Meltwater’s performance dashboards also made it much easier to see which influencers were driving conversions and where to focus budget, something that manual tracking alone would not reliably provide.
Akind, a newer brand focused on expanding into new markets, used Meltwater’s influencer tools to cut down the time spent finding and qualifying potential partners. Previously, teams spent hours manually searching social platforms and piecing together insights by hand.
With Meltwater, they reduced discovery time by about 50%. The platform’s detailed profiles, including past campaign performance, audience demographics, and engagement metrics, let Akind’s marketing team quickly identify creators who were a strong fit. The result was a much more productive process that freed up time to focus on strategy rather than research.
Both examples show how a dedicated influencer marketing tool helps teams work smarter.
Using Meltwater for Influencer Marketing
Influencer marketing works best when both sides win. Knowing how to pay influencers can be the difference between paying for results vs overpaying for noise. And for some brands, the right payment approach could be the very thing that helps you access influencers in the first place.
Meltwater helps you get the pricing question right by helping you find and vet influencers in your niche. You’ll know more about potential influencer partners so you can make strategic decisions and base your payment on expected results, not guesswork.
FAQs
How do you determine the right payment for an influencer?
Start with value, not follower count. Look at engagement rate, audience demographics, content quality, and past campaign performance. Then factor in your campaign goals and budget. If you want conversions, prioritize creators with a track record of driving sales. The right payment reflects the results you expect and the level of effort required.
What are the different payment models for influencers?
Common models include flat fees per post, affiliate or commission-based pay, gifted products, performance bonuses, and long-term retainer agreements. Flat fees offer predictability, while commission models tie payment to results. The best model depends on your goals, timeline, and risk tolerance.

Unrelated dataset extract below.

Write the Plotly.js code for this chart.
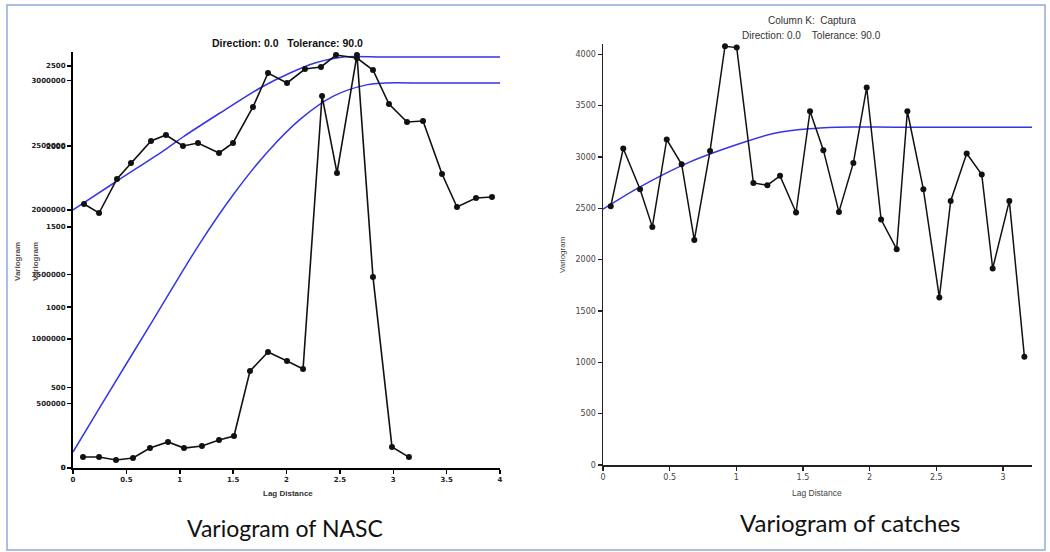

Should you pay influencers upfront or after content delivery?
Many influencers require a deposit upfront, especially experienced creators. A common structure includes a partial payment at signing and the remainder after content approval or publication.
How do you negotiate a payment agreement with influencers?
Be transparent about your budget, deliverables, and expectations from the start. Share your goals and ask about their typical rates. If the rate feels high, explore adjusting scope or adding performance incentives.
What platforms can be used to pay influencers securely?
Brands often use influencer marketing platforms to pay influencers. These often offer built-in payment processing, which simplifies tracking and documentation.